Gradually, the attacks that led to the breach of data from different companies worldwide show how negative such a situation can be. There is financial loss, work stoppage, image damage, and more.
Two factors are driving the adoption of the Zero Trust security model:
- BYOD (bring your device): the practice that allows the use of personal electronic devices ― such as notebooks, tablets, and smartphones ― for work and access to the corporate network
- Home office or remote work: a situation that makes access to the corporate network through a home network a need, which makes it more vulnerable to cyber risks
It is not without reason that information security in the home office has gained greater prominence since remote work has become a more common reality in the country and the world.
How Zero Trust Helps Provide Effective Security
The Zero Trust model through its wide number of benefits helps in providing effective security. Some of the important ones are the following:
Effectively Reduces Business and Organizational Risk
As we saw earlier, Zero Trust assumes that all applications and services are malicious and not allowed to communicate until their identity attributes are positively verified. These are immutable properties of the software or services that meet predefined trust principles, such as authentication and authorization requirements.
Zero Trust, therefore, reduces risk because it reveals what is on the network and how those assets are communicating. In addition, as baselines are created, a Zero Trust strategy reduces risk by eliminating over-provisioned software and services and continually verifying the “credentials” of each communicating asset.
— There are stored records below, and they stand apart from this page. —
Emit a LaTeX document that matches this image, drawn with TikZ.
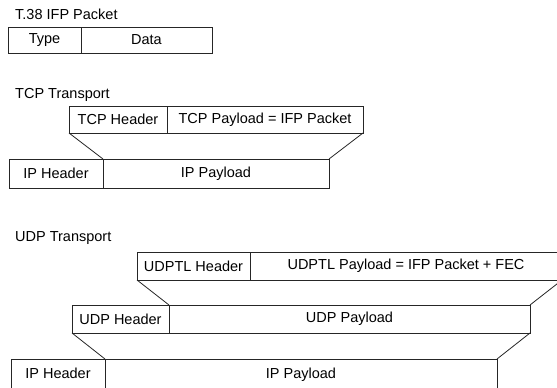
\documentclass[tikz,border=0pt]{standalone}
\usepackage{fontspec}
\setmainfont{Liberation Sans}
\begin{document}
\begin{tikzpicture}[x=1pt,y=-1pt,
  cell/.style={draw=black!85, line width=0.8pt, inner sep=0pt, outer sep=0pt, anchor=north west,
    font=\fontsize{14.5}{16}\selectfont},
  lbl/.style={inner sep=0pt, anchor=west, font=\fontsize{14.5}{16}\selectfont},
  link/.style={draw=black!85, line width=0.8pt}]
\useasboundingbox (0,0) rectangle (557,388);
\clip (0,0) rectangle (557,388);
% T.38 IFP Packet
\node[lbl] (l1) at (15,14) {T.38 IFP Packet};
\node[cell, minimum width=73pt, minimum height=26pt] (type) at (8,27) {Type};
\node[cell, minimum width=131pt, minimum height=26pt] (data) at (type.north east) {Data};
% TCP Transport
\node[lbl] (l2) at (15,95) {TCP Transport};
\node[cell, minimum width=98pt, minimum height=27pt] (tcph) at (69,106) {TCP Header};
\node[cell, minimum width=196pt, minimum height=27pt] (tcpp) at (tcph.north east) {TCP Payload = IFP Packet};
\node[cell, minimum width=94pt, minimum height=29pt] (iph1) at (9,159) {IP Header};
\node[cell, minimum width=226pt, minimum height=29pt] (ipp1) at (iph1.north east) {IP Payload};
\draw[link] (tcph.south west) -- (iph1.north east);
\draw[link] (tcpp.south east) -- (ipp1.north east);
% UDP Transport
\node[lbl] (l3) at (15,238) {UDP Transport};
\node[cell, minimum width=113pt, minimum height=28pt] (udptlh) at (137,252) {UDPTL Header};
\node[cell, minimum width=312pt, minimum height=28pt] (udptlp) at (udptlh.north east) {UDPTL Payload = IFP Packet + FEC};
\node[cell, minimum width=97pt, minimum height=28pt] (udph) at (72,305) {UDP Header};
\node[cell, minimum width=361pt, minimum height=28pt] (udpp) at (udph.north east) {UDP Payload};
\node[cell, minimum width=94pt, minimum height=34pt, text depth=0pt] (iph2) at (11,359) {\raisebox{6pt}{IP Header}};
\node[cell, minimum width=392pt, minimum height=34pt] (ipp2) at (iph2.north east) {\raisebox{6pt}{IP Payload}};
\draw[link] (udptlh.south west) -- (udph.north east);
\draw[link] (udptlp.south east) -- (udpp.north east);
\draw[link] (udph.south west) -- (iph2.north east);
\draw[link] (udpp.south east) -- (ipp2.north east);
\end{tikzpicture}
\end{document}
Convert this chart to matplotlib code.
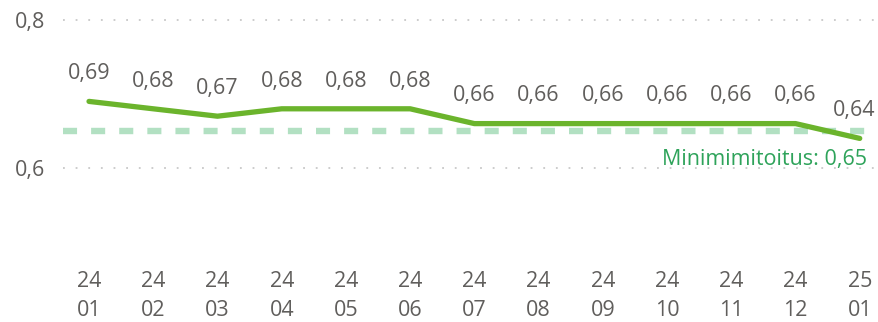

Provides Access Control across Cloud and Container Environments
Security professionals’ biggest fears about moving to and using the cloud are losing visibility and access management. With a zero-trust security architecture, security policies are enforced based on the identity of the communication workloads and tied directly to the workload itself.
In this way, security remains close to the assets that require protection and is unaffected by network constructs such as IP addresses, ports, and protocols. As a result, protection not only keeps up with the workload with which it tries to communicate but remains unchanged even when the environment changes.
Helps Reduce the Risk of a Data Breach
Since Zero Trust is based on the principle of least privilege, every entity, user, device, and workload is considered hostile.
As a result, every request is inspected, users and devices are authenticated, and permissions are evaluated before “trust” is granted. And “trust” is continually re-evaluated as context changes, such as the user’s location or data being transferred.
Suppose an attacker gains a foothold in the network or cloud instance through a compromised device or other vulnerability. In that case, that attacker will not have the ability to access or steal data due to being untrustworthy.
Also, there is no ability to move laterally due to the Zero Trust model of creating a “secure segment of one”, meaning an attacker can go nowhere.
Supports Compliance Initiatives
Zero Trust secures all internet users and workload connections so they cannot be exposed or exploited. This invisibility makes it simpler to demonstrate compliance with privacy standards and regulations and fewer audit findings.
Additionally, with Zero Trust’s segmentation, organizations can create perimeters around certain types of sensitive data using fine-grained controls that keep regulated data separate from other unregulated information.
Many organizations face the challenge of applying modern, uniform authentication and access management to their applications.
Zero Trust reduces the risk of a data breach by providing organizations with a wide range of policy-based access and authentication. It gives companies the agility to provide flexible security and authentication across the entire environment.
Combined with best-in-class authentication and access security, customers can now overcome complexity, reduce access silos, and thrive through their digital and cloud transformation.